- Born: 28 August 1959 (age 66) Bern
- Occupation: Classical tenor

= Jörg Dürmüller =

Swiss classical tenor

Jörg Dürmüller (born 28 August 1959 in Bern) is a Swiss classical tenor in concert and opera.

== Biography ==
Dürmüller studied violin and voice at the conservatory of Winterthur and took voice master classes with Edith Mathis, Christa Ludwig and Hermann Prey.

As a concert singer, Dürmüller has appeared as the Evangelist in Bach's Passions and in his cantatas. He took part in the project of Ton Koopman to record the complete vocal works of Johann Sebastian Bach with the Amsterdam Baroque Orchestra & Choir. He is also a soloist in the ongoing project Dieterich Buxtehude – Opera Omnia of the same ensemble to record the complete works of Dieterich Buxtehude. He sang the tenor part of Haydn's The Creation at the Rheingau Musik Festival 2009 under Enoch zu Guttenberg.

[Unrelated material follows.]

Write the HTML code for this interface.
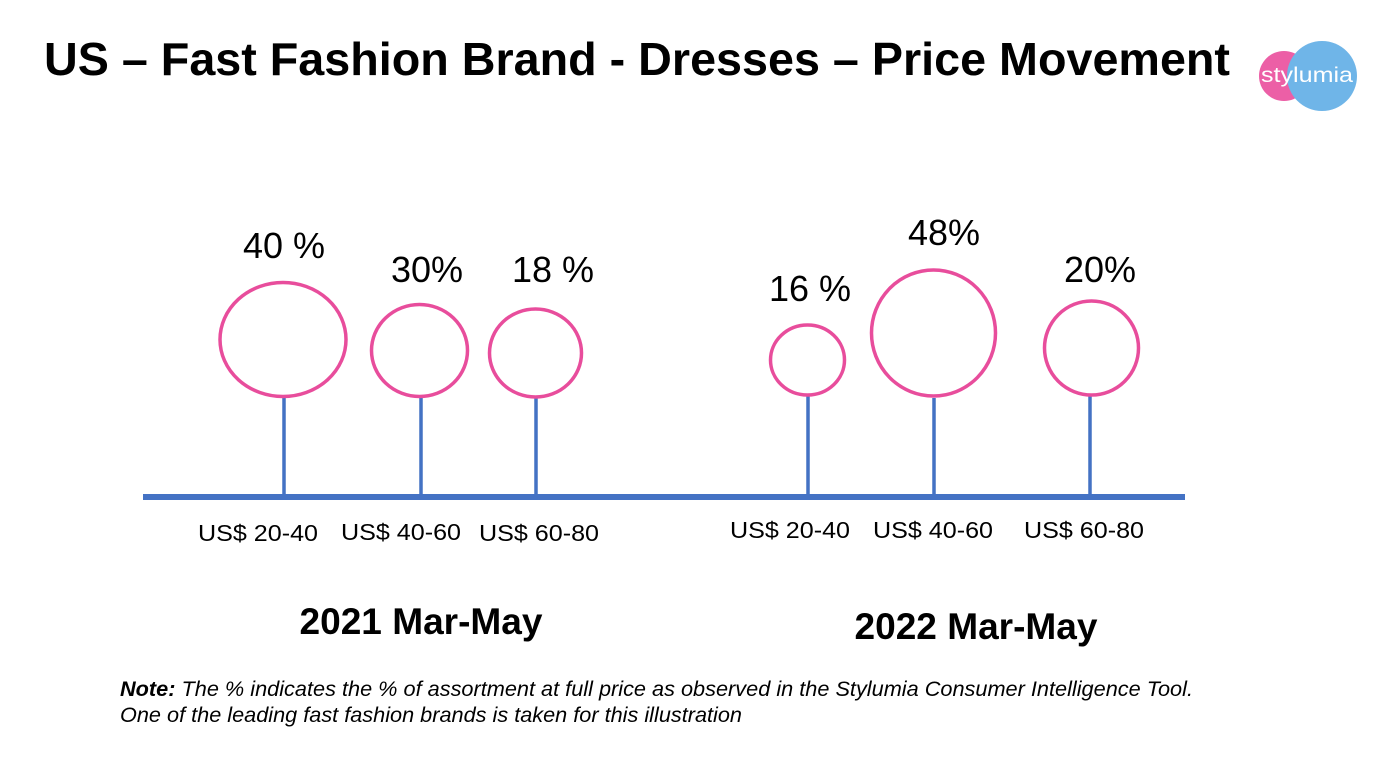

On the opera stage he was engaged first in Bielefeld in 1987 for five years and at the Vienna Volksoper from 1997 where he appeared in Mozart operas, as Tamino in The Magic Flute, Ferrando in Così fan tutte and Ottavio in Don Giovanni, and as Don Ramiro in Rossini's La Cenerentola. As a freelance artist he has performed at the Komische Oper Berlin, among others.

==Recordings==
Recordings of Dürmüller have been released by Virgin Classics, Harmonia Mundi, Deutsche Grammophon, Orfeo International Music Munich, and Erato.